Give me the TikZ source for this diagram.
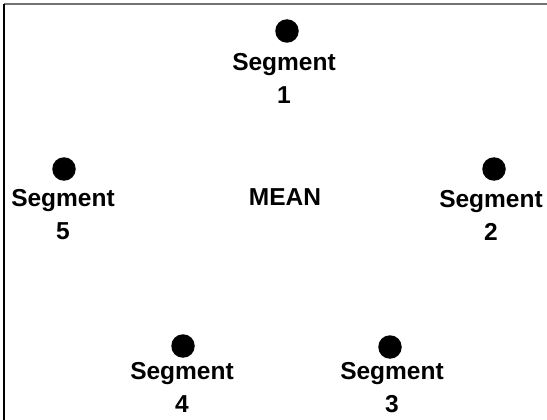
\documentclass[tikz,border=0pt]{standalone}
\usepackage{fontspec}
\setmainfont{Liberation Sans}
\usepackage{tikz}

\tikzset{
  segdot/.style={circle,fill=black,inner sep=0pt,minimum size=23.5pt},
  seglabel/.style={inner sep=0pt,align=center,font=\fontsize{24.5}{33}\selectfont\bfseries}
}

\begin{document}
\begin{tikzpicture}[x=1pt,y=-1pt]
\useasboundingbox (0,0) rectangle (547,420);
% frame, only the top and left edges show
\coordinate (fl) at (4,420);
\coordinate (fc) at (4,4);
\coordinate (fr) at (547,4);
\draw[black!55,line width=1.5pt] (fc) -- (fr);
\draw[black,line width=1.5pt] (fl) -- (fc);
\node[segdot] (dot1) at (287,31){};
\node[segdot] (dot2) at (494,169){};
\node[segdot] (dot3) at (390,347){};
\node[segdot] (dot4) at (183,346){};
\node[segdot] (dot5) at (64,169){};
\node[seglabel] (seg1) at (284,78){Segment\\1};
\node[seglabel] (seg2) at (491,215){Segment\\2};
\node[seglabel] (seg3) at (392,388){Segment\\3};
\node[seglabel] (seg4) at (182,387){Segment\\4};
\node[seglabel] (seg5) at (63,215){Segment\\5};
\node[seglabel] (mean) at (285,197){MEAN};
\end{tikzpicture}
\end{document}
+++
Task details: From the material above, copy everything exactly but the pictures.

Solution for this task:
Give me the TikZ source for this diagram.
\documentclass[tikz,border=0pt]{standalone}
\usepackage{fontspec}
\setmainfont{Liberation Sans}
\usepackage{tikz}

\tikzset{
  segdot/.style={circle,fill=black,inner sep=0pt,minimum size=23.5pt},
  seglabel/.style={inner sep=0pt,align=center,font=\fontsize{24.5}{33}\selectfont\bfseries}
}

\begin{document}
\begin{tikzpicture}[x=1pt,y=-1pt]
\useasboundingbox (0,0) rectangle (547,420);
% frame, only the top and left edges show
\coordinate (fl) at (4,420);
\coordinate (fc) at (4,4);
\coordinate (fr) at (547,4);
\draw[black!55,line width=1.5pt] (fc) -- (fr);
\draw[black,line width=1.5pt] (fl) -- (fc);
\node[segdot] (dot1) at (287,31){};
\node[segdot] (dot2) at (494,169){};
\node[segdot] (dot3) at (390,347){};
\node[segdot] (dot4) at (183,346){};
\node[segdot] (dot5) at (64,169){};
\node[seglabel] (seg1) at (284,78){Segment\\1};
\node[seglabel] (seg2) at (491,215){Segment\\2};
\node[seglabel] (seg3) at (392,388){Segment\\3};
\node[seglabel] (seg4) at (182,387){Segment\\4};
\node[seglabel] (seg5) at (63,215){Segment\\5};
\node[seglabel] (mean) at (285,197){MEAN};
\end{tikzpicture}
\end{document}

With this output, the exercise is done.